## Exercise objective
Copy the material that follows word for word and omit its pictures.
========
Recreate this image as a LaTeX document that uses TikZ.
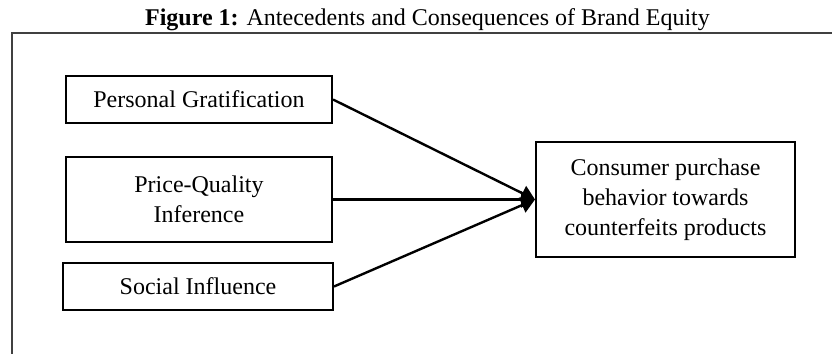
\documentclass[tikz,border=0pt]{standalone}
\usepackage{fontspec}
\setmainfont{Liberation Serif}
\usetikzlibrary{arrows.meta}
\begin{document}
\begin{tikzpicture}[x=1pt,y=-1pt,
  box/.style={draw, line width=2pt, align=center, inner sep=0pt,
    font=\fontsize{24}{30}\selectfont},
  arr/.style={line width=2.4pt, -{Triangle[length=14pt,width=16pt]}},
  frame/.style={draw=black!75, line width=1.2pt}]
\useasboundingbox (0,0) rectangle (832,354);
\node[anchor=base, font=\fontsize{24}{30}\selectfont] (title) at (427.5,25)
  {\textbf{Figure 1:} Antecedents and Consequences of Brand Equity};
\coordinate (ftr) at (832,33);
\coordinate (ftl) at (12,33);
\coordinate (fbl) at (12,354);
\draw[frame] (ftr) -- (ftl) -- (fbl);
\node[box, minimum width=266pt, minimum height=47pt] (pg) at (199,99.5) {Personal Gratification};
\node[box, minimum width=266pt, minimum height=85pt] (pq) at (199,199.5) {Price-Quality\\Inference};
\node[box, minimum width=270pt, minimum height=47pt] (si) at (198,286.5) {Social Influence};
\node[box, minimum width=259pt, minimum height=115pt] (cp) at (665.5,199.5) {Consumer purchase\\behavior towards\\counterfeits products};
\draw[arr] (pg.east) -- (cp.west);
\draw[arr] (pq.east) -- (cp.west);
\draw[arr] (si.east) -- (cp.west);
\end{tikzpicture}
\end{document}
========
## Correct result
Recreate this image as a LaTeX document that uses TikZ.
\documentclass[tikz,border=0pt]{standalone}
\usepackage{fontspec}
\setmainfont{Liberation Serif}
\usetikzlibrary{arrows.meta}
\begin{document}
\begin{tikzpicture}[x=1pt,y=-1pt,
  box/.style={draw, line width=2pt, align=center, inner sep=0pt,
    font=\fontsize{24}{30}\selectfont},
  arr/.style={line width=2.4pt, -{Triangle[length=14pt,width=16pt]}},
  frame/.style={draw=black!75, line width=1.2pt}]
\useasboundingbox (0,0) rectangle (832,354);
\node[anchor=base, font=\fontsize{24}{30}\selectfont] (title) at (427.5,25)
  {\textbf{Figure 1:} Antecedents and Consequences of Brand Equity};
\coordinate (ftr) at (832,33);
\coordinate (ftl) at (12,33);
\coordinate (fbl) at (12,354);
\draw[frame] (ftr) -- (ftl) -- (fbl);
\node[box, minimum width=266pt, minimum height=47pt] (pg) at (199,99.5) {Personal Gratification};
\node[box, minimum width=266pt, minimum height=85pt] (pq) at (199,199.5) {Price-Quality\\Inference};
\node[box, minimum width=270pt, minimum height=47pt] (si) at (198,286.5) {Social Influence};
\node[box, minimum width=259pt, minimum height=115pt] (cp) at (665.5,199.5) {Consumer purchase\\behavior towards\\counterfeits products};
\draw[arr] (pg.east) -- (cp.west);
\draw[arr] (pq.east) -- (cp.west);
\draw[arr] (si.east) -- (cp.west);
\end{tikzpicture}
\end{document}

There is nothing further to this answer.